Applications and future directions
- Homes and workplaces rely on a layered approach: basic overcurrent protection at the panel, supplemented by GFCI/AFCI devices and, where appropriate, surge protection at service entrances or branch circuits. The integration of these protections with energy efficiency and smart-home systems is part of the evolving landscape.
- As distributed energy resources (DERs), microgrids, and electric vehicle charging networks expand, protective schemes must coordinate across multiple sources and storage elements. This raises engineering challenges for protection coordination, fault detection, and rapid isolation to maintain grid stability.
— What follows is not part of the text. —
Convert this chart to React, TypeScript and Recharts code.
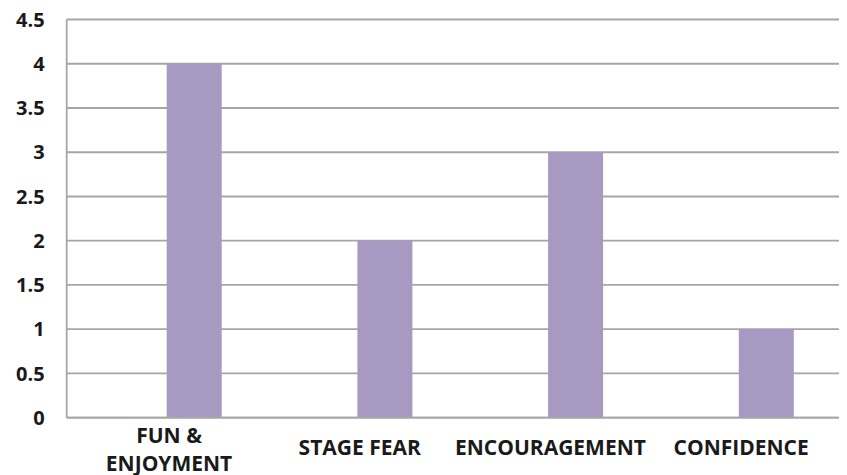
import React from "react";
import { BarChart, Bar, XAxis, YAxis, CartesianGrid } from "recharts";

// Survey categories, one line array per category for the wrapped axis labels
const categories: string[] = ["FUN & ENJOYMENT", "STAGE FEAR", "ENCOURAGEMENT", "CONFIDENCE"];
const categoryLines: string[][] = [["FUN &", "ENJOYMENT"], ["STAGE FEAR"], ["ENCOURAGEMENT"], ["CONFIDENCE"]];

// First series is empty (kept so the bars sit in the second cluster slot)
const series1: (number | null)[] = [null, null, null, null];
const series2: number[] = [4, 2, 3, 1];

const yTicks: number[] = [0, 0.5, 1, 1.5, 2, 2.5, 3, 3.5, 4, 4.5];

const data = categories.map((name, i) => ({
  name,
  lines: categoryLines[i],
  s1: series1[i],
  s2: series2[i],
}));

const FONT = "'Open Sans', 'DejaVu Sans', sans-serif";
const GRID = "#a6a6a6";

const CategoryTick = (props: any) => {
  const { x, y, index } = props;
  const lines = categoryLines[index] || [];
  const offsets = lines.length > 1 ? [25.3, 52.8] : [37.3];
  return (
    <g>
      {lines.map((ln, k) => (
        <text
          key={k}
          x={x + 7}
          y={y + offsets[k]}
          textAnchor="middle"
          fontFamily={FONT}
          fontWeight={700}
          fontSize={21}
          fill="#1a1a1a"
        >
          {ln}
        </text>
      ))}
    </g>
  );
};

export default function App() {
  return (
    <div style={{ margin: "-8px 0 0 -8px", width: 847, height: 475 }}>
      <BarChart
        width={847}
        height={475}
        data={data}
        margin={{ top: 19.5, right: 0, bottom: 0, left: 0 }}
        barSize={55}
        barGap={10}
      >
        <CartesianGrid vertical={false} stroke={GRID} strokeWidth={1.8} />
        <XAxis
          dataKey="name"
          height={57.3}
          padding={{ left: 0, right: 17.5 }}
          stroke={GRID}
          strokeWidth={1.8}
          tickLine={false}
          tickSize={0}
          tickMargin={0}
          interval={0}
          tick={<CategoryTick />}
        />
        <YAxis
          width={66.7}
          domain={[0, 4.5]}
          ticks={yTicks}
          interval={0}
          stroke={GRID}
          strokeWidth={1.8}
          tickLine={false}
          tickSize={0}
          tickMargin={22}
          tick={{ fontFamily: FONT, fontWeight: 700, fontSize: 20, fill: "#1a1a1a" }}
        />
        <Bar dataKey="s1" fill="#4f81bd" isAnimationActive={false} />
        <Bar dataKey="s2" fill="#a899c2" isAnimationActive={false} />
      </BarChart>
    </div>
  );
}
- Looking ahead, advances in materials (such as advanced MOVs and smart polymers), sensor-enabled protection, and adaptive trip algorithms promise to improve safety while reducing nuisance interruptions. The ongoing evolution of standards and certification will shape how quickly these innovations reach market and how broadly they are adopted.
- The reliability and resilience of electrical infrastructure—home, commercial, and grid-scale—depend on disciplined design, proper installation, and ongoing maintenance of circuit protection systems. See electrical safety and electric grid for related topics.